為什麼要一直喊她名字啊?!你們不是在筆談嗎?這是動漫社或者八點檔嗎什麼怪洨習性,對白前都要叫一下對方。

也導致朱天心對她有種淡淡的疏離,走開啦你的心內音(眼睛並下瞟)下次大概就要出現在書裡:

之前受某並不熟稔的作家(無代表作也擔當得起這聲名頭銜嗎)訪談,把手捏得怪親熱的,我才想奇怪真是人前一套人後另一套哇......

完全已經可以參加文學超級變變變模仿大賽了我!

最主要還是很有氣,這段畫起來的。應該是最後一次翻拍品評本書了。
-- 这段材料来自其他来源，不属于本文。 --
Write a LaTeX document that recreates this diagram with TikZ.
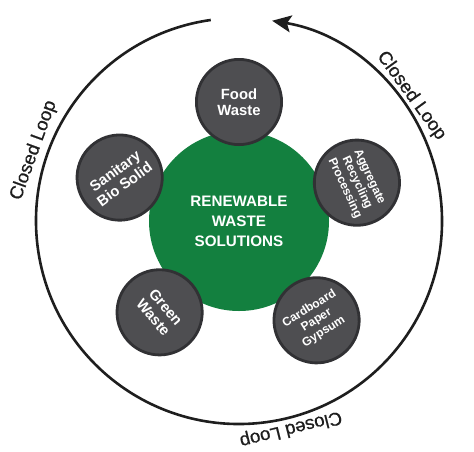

世代明明就是一個失效的分類標準,要我們講幾次?至少在閱讀這件事上。

社會上有慣老闆,愛罵年輕人草莓族(已經是Z世代的名詞ㄌ啦!)文壇也是ㄛ,把漾匹頗當柳丁一樣榨取,沒有比較高尚。

你們那年代也多的是老笨一堆不讀書又愛狂妄發言的袞袞諸公好嗎?(轉頭看向令上司)

到底把一整代人都掀翻進無知、不讀書、沒有歷史感的泥沼裡,會比較有優越感是不是膩?

「我完全同意你對當下的描述『如今大家健忘且追著時代的旋風速度跑』,只是因此我愈發堅定做了另一種選擇。」(441)

是。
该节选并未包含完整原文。